Plasma-assisted fabrication of hydrophobic siloxane based sol–gel-coated coir fibres

Abstract

This work focuses on a novel technique based on the spray–dry–cure method to establish a hydrophobic sol–gel coating on a lignocellulosic coir fibre surface. The fibres were first activated with oxygen plasma to ensure spreading of the droplets and thus coating uniformity. The efficiency of this method was highlighted by the high content of fluorine (52.1%) coming from the sol–gel-coated coir fibre revealed by X-ray photoelectron spectroscopy analysis. Scanning electron microscopy showed that the sol–gel coating was uniformly deposited. This had a drastic effect on the coir fibre surface and mechanical properties. The contact angle measurements show that the coir fibre surface becomes extremely hydrophobic after application of the sol–gel coating.
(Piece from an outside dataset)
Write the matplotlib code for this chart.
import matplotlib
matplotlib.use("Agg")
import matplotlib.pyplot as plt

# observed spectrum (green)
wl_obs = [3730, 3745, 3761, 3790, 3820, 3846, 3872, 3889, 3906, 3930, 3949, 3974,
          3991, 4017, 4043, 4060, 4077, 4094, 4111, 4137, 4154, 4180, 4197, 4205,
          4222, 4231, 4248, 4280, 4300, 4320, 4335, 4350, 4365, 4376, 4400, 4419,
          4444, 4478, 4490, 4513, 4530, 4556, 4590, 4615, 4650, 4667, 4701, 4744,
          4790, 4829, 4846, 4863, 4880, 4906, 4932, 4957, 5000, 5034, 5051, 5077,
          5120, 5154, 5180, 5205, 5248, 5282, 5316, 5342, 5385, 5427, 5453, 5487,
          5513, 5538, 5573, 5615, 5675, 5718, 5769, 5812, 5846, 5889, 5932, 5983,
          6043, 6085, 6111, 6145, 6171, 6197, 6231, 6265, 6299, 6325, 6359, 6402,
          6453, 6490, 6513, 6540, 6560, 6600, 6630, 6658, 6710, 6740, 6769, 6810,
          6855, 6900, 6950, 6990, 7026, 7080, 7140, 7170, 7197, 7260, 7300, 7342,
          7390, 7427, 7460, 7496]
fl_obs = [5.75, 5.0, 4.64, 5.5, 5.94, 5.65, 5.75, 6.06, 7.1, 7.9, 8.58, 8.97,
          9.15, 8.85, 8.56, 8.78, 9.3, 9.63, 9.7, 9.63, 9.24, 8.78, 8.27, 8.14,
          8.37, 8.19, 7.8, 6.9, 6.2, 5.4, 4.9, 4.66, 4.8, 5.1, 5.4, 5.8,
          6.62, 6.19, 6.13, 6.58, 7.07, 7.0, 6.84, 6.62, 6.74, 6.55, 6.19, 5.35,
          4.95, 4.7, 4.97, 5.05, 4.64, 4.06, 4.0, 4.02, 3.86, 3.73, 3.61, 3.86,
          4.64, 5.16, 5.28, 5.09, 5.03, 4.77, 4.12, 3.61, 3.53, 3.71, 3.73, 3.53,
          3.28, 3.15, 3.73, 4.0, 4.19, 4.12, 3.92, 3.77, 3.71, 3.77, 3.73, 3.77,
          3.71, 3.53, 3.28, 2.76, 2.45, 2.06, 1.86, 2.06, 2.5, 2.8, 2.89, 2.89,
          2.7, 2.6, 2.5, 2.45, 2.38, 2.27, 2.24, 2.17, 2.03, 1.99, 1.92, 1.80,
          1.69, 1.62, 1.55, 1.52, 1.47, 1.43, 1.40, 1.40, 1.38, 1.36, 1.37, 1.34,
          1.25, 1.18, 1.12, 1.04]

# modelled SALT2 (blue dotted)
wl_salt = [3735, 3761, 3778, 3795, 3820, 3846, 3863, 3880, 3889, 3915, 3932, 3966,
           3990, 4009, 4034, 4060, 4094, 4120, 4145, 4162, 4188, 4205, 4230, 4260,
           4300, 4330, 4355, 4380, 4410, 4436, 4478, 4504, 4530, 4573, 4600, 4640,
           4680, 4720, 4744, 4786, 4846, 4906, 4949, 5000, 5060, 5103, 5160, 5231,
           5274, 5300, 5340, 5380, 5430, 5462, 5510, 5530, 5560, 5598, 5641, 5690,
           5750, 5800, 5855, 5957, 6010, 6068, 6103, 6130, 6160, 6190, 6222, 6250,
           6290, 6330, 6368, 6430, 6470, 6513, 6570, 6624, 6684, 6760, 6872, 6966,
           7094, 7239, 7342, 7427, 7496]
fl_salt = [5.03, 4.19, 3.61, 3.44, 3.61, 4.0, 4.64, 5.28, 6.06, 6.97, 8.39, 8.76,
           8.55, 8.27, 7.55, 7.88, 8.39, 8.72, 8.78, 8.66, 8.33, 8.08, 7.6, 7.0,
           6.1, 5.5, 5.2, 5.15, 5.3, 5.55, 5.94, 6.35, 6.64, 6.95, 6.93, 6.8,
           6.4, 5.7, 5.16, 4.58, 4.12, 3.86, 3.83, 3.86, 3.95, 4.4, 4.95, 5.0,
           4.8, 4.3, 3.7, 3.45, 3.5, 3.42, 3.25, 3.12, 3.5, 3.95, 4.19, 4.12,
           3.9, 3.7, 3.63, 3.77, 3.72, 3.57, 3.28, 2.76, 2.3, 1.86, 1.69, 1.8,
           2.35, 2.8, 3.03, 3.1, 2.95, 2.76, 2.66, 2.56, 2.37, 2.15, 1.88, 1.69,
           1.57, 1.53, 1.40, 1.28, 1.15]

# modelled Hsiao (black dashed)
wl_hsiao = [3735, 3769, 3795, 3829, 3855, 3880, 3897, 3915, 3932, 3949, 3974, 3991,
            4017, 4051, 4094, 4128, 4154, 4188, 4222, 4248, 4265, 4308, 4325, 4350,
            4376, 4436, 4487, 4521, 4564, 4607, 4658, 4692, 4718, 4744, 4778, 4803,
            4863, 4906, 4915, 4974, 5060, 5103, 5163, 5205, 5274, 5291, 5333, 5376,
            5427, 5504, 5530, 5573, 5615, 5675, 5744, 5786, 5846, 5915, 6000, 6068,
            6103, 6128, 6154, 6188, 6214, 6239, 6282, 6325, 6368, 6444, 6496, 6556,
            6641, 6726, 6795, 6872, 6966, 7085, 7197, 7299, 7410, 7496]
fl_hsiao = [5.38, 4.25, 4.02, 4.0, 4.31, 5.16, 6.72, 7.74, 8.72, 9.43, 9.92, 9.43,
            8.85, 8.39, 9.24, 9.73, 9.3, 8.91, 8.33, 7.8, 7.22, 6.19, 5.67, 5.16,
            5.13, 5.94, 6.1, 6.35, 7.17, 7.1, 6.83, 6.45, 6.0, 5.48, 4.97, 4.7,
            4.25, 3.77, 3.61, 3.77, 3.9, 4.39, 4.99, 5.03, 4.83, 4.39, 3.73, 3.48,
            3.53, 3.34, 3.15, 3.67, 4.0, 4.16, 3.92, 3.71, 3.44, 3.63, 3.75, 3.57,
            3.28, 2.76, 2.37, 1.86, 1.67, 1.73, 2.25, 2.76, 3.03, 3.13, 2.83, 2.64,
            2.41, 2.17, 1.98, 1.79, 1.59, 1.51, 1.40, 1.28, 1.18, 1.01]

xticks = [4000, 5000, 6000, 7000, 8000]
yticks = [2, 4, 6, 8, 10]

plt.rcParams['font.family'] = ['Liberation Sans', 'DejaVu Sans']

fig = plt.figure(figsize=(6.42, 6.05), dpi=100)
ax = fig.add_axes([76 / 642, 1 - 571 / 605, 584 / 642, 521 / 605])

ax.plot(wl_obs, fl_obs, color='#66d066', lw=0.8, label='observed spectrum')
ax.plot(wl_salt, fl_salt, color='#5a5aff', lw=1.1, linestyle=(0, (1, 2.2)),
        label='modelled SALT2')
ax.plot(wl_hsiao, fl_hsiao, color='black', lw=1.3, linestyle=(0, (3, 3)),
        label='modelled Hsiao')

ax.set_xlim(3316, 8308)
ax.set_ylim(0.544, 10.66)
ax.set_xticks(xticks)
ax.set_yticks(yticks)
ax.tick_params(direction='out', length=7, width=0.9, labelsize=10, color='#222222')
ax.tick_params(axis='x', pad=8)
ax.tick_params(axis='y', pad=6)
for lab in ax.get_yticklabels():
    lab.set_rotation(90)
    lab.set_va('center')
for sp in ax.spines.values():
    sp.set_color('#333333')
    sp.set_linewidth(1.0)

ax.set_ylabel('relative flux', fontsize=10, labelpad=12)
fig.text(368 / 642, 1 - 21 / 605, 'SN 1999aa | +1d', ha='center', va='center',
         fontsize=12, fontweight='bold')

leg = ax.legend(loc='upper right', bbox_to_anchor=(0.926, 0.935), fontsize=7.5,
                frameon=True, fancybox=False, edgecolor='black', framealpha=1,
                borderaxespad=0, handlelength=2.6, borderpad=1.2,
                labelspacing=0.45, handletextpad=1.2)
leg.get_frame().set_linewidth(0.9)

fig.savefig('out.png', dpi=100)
The work of adhesion changed from 121.7 to 46 mJ/m2. Besides this drastic change into a hydrophobic surface, this study also highlighted the higher average breaking force (from 6.4 to 9.8 N), breaking strength (from 108.1 to 148.3 MPa), modulus (from 1819.1 to 2004.6 MPa) and elongation at break (from 45.9 to 60.4%) when coir fibres are plasma treated and sol–gel coated. This work shows that by using this sol–gel coating treatment, the authors have been able to overcome the major drawbacks of coir fibres, such as moisture absorbency, for their use in industry.